Design Of New Real-time Wildfire Propagation Simulator

The new wildfire propagation simulator was developed by the High Performance Computing Applications for Science and Engineering (HPCA4SE) reseach group at the UAB as part of the Wildfire Risk Solutions for Spain (SALUS) project, funded by the Ministry for Science and Innovation through a call for public-private partnership projects. The project aims to improve the capacity for wildfire prediction, alerts and risk management in Spain.

The tool can predict how a forest fire will evolve in near real time, which is crucial for deciding where to act, what resources to deploy, and which areas need urgent protection. The simulator is based on an innovative propagation paradigm that uses a point cloud to represent the fire perimeter, instead of the traditional ellipse-based model. This new technique allows making much more accurate calculations of how the fire will advance at any given moment and at any given location, and guarantees fast, stable, high-resolution simulations.

"Unlike classic simulators, our prototype always reaches a result, solving problems encountered in other systems that either do not finish correctly or enter infinite loops", explains Ana Cortés, researcher at the UAB Department of Computer Architecture and Operating Systems. Participating in the simulator's development were also pre-doctoral researchers at the UAB Irene González Fernández and Paula Sánchez Gayet, and researchers Carles Carrillo and Tomàs Margalef.

Collaborating with Mitiga Solutions, a BSC spin-off, and Helipistas was key to making the project possible. The simulator is integrated into an early warning system developed jointly with BSC and Mitiga Solutions which is automatically activated when a potential fire is detected. The system can be activated in several ways, including via alerts from citizens using a mobile application, the detection of thermal anomalies by satellite, and information captured by operational helicopters.

In this sense, Helipistas has equipped its helicopters with LiDAR sensors, optical cameras and thermal cameras to capture the fire perimeter and the state of the vegetation in almost real time. This data is integrated with automatically updated meteorological information and vegetation maps using open data and artificial intelligence techniques, significantly improving the quality of predictions about the fire's evolution.
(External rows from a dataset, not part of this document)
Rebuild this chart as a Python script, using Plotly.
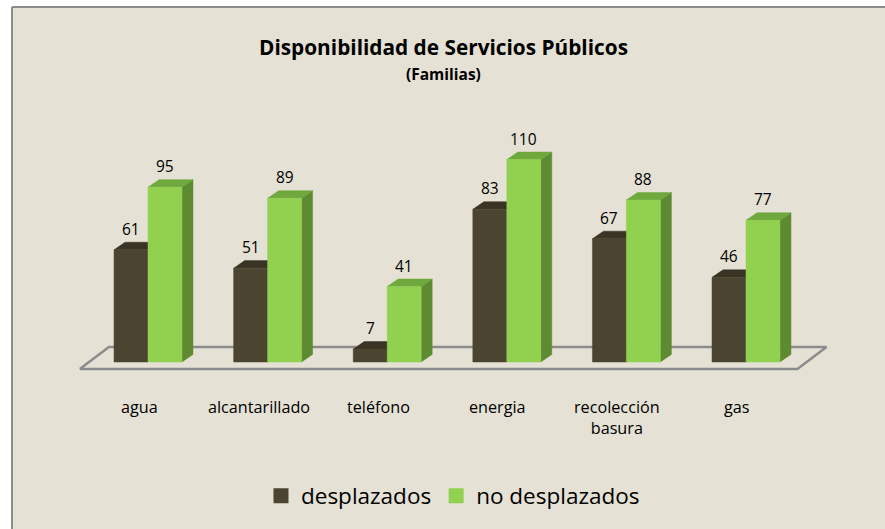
import plotly.graph_objects as go

# ---- data ----
categories = ["agua", "alcantarillado", "teléfono", "energia", "recolección<br>basura", "gas"]
desplazados = [61, 51, 7, 83, 67, 46]
no_desplazados = [95, 89, 41, 110, 88, 77]
series_names = ["desplazados", "no desplazados"]

# ---- styling / geometry parameters ----
W, H = 885, 529
FONT = "Open Sans"
BG = "#E5E1D4"
px_per_cat = 119.6
px_per_val = 1.84
x0_px, base_px = 148, 362          # pixel position of category 0 / value 0
bar_w = 0.284                      # bar width in category units
dx, dy = 0.092, 4.1                # 3-D depth offset (category units, value units)

front_cols = ["#4A4430", "#92D050"]
top_cols = ["#3A3424", "#6FA83C"]
side_cols = ["#332E20", "#5E8B32"]

xr = [-x0_px / px_per_cat, (W - x0_px) / px_per_cat]
yr = [(base_px - H) / px_per_val, base_px / px_per_val]

fig = go.Figure()

# floor (parallelogram outline)
n = len(categories)
fl_front_y, fl_dy, fl_dx = -3.8, 12.0, 0.243
fl_l, fl_r = -0.57, n - 1 + 0.43
fig.add_trace(go.Scatter(
    x=[fl_l, fl_r, fl_r + fl_dx, fl_l + fl_dx, fl_l],
    y=[fl_front_y, fl_front_y, fl_front_y + fl_dy, fl_front_y + fl_dy, fl_front_y],
    mode="lines", line=dict(color="#8C8C8C", width=2.5),
    hoverinfo="skip", showlegend=False))


def faces(values, offset):
    fx, fy, tx, ty, sx, sy = [], [], [], [], [], []
    for i, v in enumerate(values):
        a = i + offset
        b = a + bar_w
        fx += [a, b, b, a, a, None]
        fy += [0, 0, v, v, 0, None]
        tx += [a, b, b + dx, a + dx, a, None]
        ty += [v, v, v + dy, v + dy, v, None]
        sx += [b, b + dx, b + dx, b, b, None]
        sy += [0, dy, v + dy, v, 0, None]
    return (fx, fy), (tx, ty), (sx, sy)


for k, (vals, off) in enumerate([(desplazados, -bar_w), (no_desplazados, 0.0)]):
    front, top, side = faces(vals, off)
    for (xs, ys), col in [(side, side_cols[k]), (top, top_cols[k]), (front, front_cols[k])]:
        fig.add_trace(go.Scatter(
            x=xs, y=ys, mode="lines", fill="toself", fillcolor=col,
            line=dict(color=col, width=0.5), hoverinfo="skip", showlegend=False))
    # legend entry
    fig.add_trace(go.Scatter(
        x=[None], y=[None], mode="markers", name=series_names[k],
        marker=dict(symbol="square", size=15, color=front_cols[k])))
    # value labels
    for i, v in enumerate(vals):
        fig.add_annotation(x=i + off + bar_w / 2, y=v, text=str(v), showarrow=False,
                           yanchor="middle", yshift=21,
                           font=dict(family=FONT, size=15.5, color="#000000"))

# category labels
for i, c in enumerate(categories):
    fig.add_annotation(x=i - 0.075, y=0, text=c, showarrow=False, yanchor="top",
                       yshift=-32, align="center",
                       font=dict(family=FONT, size=16.2, color="#000000"))

# titles
fig.add_annotation(xref="paper", yref="paper", x=443 / W, y=1 - 47 / H,
                   text="<b>Disponibilidad de Servicios Públicos</b>", showarrow=False,
                   xanchor="center", yanchor="middle",
                   font=dict(family=FONT, size=20.8, color="#000000"))
fig.add_annotation(xref="paper", yref="paper", x=443 / W, y=1 - 74 / H,
                   text="<b>(Familias)</b>", showarrow=False,
                   xanchor="center", yanchor="middle",
                   font=dict(family=FONT, size=15.5, color="#000000"))

# white page outside the chart area (top and left), border on top and left
fig.add_shape(type="rect", xref="paper", yref="paper", layer="below",
              x0=-0.01, x1=1.01, y0=1 - 7 / H, y1=1.01,
              fillcolor="#FFFFFF", line=dict(width=0))
fig.add_shape(type="rect", xref="paper", yref="paper", layer="below",
              x0=-0.01, x1=12 / W, y0=-0.01, y1=1.01,
              fillcolor="#FFFFFF", line=dict(width=0))
fig.add_shape(type="line", xref="paper", yref="paper", layer="below",
              x0=12 / W, x1=1.01, y0=1 - 7 / H, y1=1 - 7 / H,
              line=dict(color="#8C8C8C", width=2))
fig.add_shape(type="line", xref="paper", yref="paper", layer="below",
              x0=12 / W, x1=12 / W, y0=-0.01, y1=1 - 7 / H,
              line=dict(color="#8C8C8C", width=2))

fig.update_layout(
    width=W, height=H,
    margin=dict(l=0, r=0, t=0, b=0),
    paper_bgcolor=BG, plot_bgcolor="rgba(0,0,0,0)",
    xaxis=dict(range=xr, visible=False, domain=[0, 1], fixedrange=True),
    yaxis=dict(range=yr, visible=False, domain=[0, 1], fixedrange=True),
    showlegend=True,
    legend=dict(orientation="h", x=453 / W, xanchor="center", y=1 - 496 / H,
                yanchor="middle", bgcolor="rgba(0,0,0,0)",
                font=dict(family=FONT, size=22.5, color="#000000"),
                itemwidth=30, tracegroupgap=0),
    font=dict(family=FONT),
)

fig.write_html("out.html",
               config={"displayModeBar": False},
               post_script="document.body.style.margin='0';"
                           "document.body.style.background='" + BG + "';"
                           "document.body.style.overflow='hidden';"
                           "document.documentElement.style.overflow='hidden';")
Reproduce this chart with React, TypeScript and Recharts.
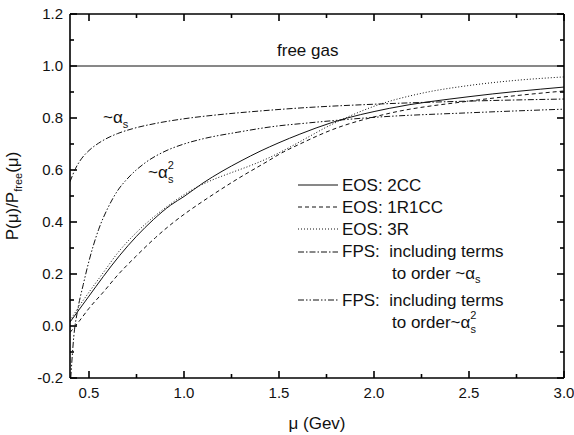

Once activated, the system runs hundreds of simulations simultaneously to show the potential spread of the fire. These are presented in the form of clear visual maps that can be viewed using a web viewer designed specifically to facilitate decision-making by emergency managers

Once activated, the system runs hundreds of simulations simultaneously to show the potential spread of the fire. These are presented in the form of clear visual maps that can be consulted using a web viewer designed specifically to facilitate decision-making by emergency managers.

"This visualiser has been designed based on simulation data that allows us to explore the evolution of the fire in space and time, and makes it easier to identify where, when and what type of infrastructure (for example, buildings or the railway network) could be affected", explains Jonas von Ruette, researcher in the Natural Hazards and Risk Analysis (NHaRA) group at the BSC.

Helicopter equipped with LiDAR sensors, optical cameras and thermal cameras. On the right, image of a simulation using the propagation probability map. @UAB

Improving risk management and insurance applications

As well as giving support to firefighting efforts, the tool developed by the UAB research team can be used to assess potential damage to infrastructure, such as the electricity grid, roads, and buildings. This information is crucial for public administrations and emergency services to plan protective measures and minimise the economic and environmental impact of fires.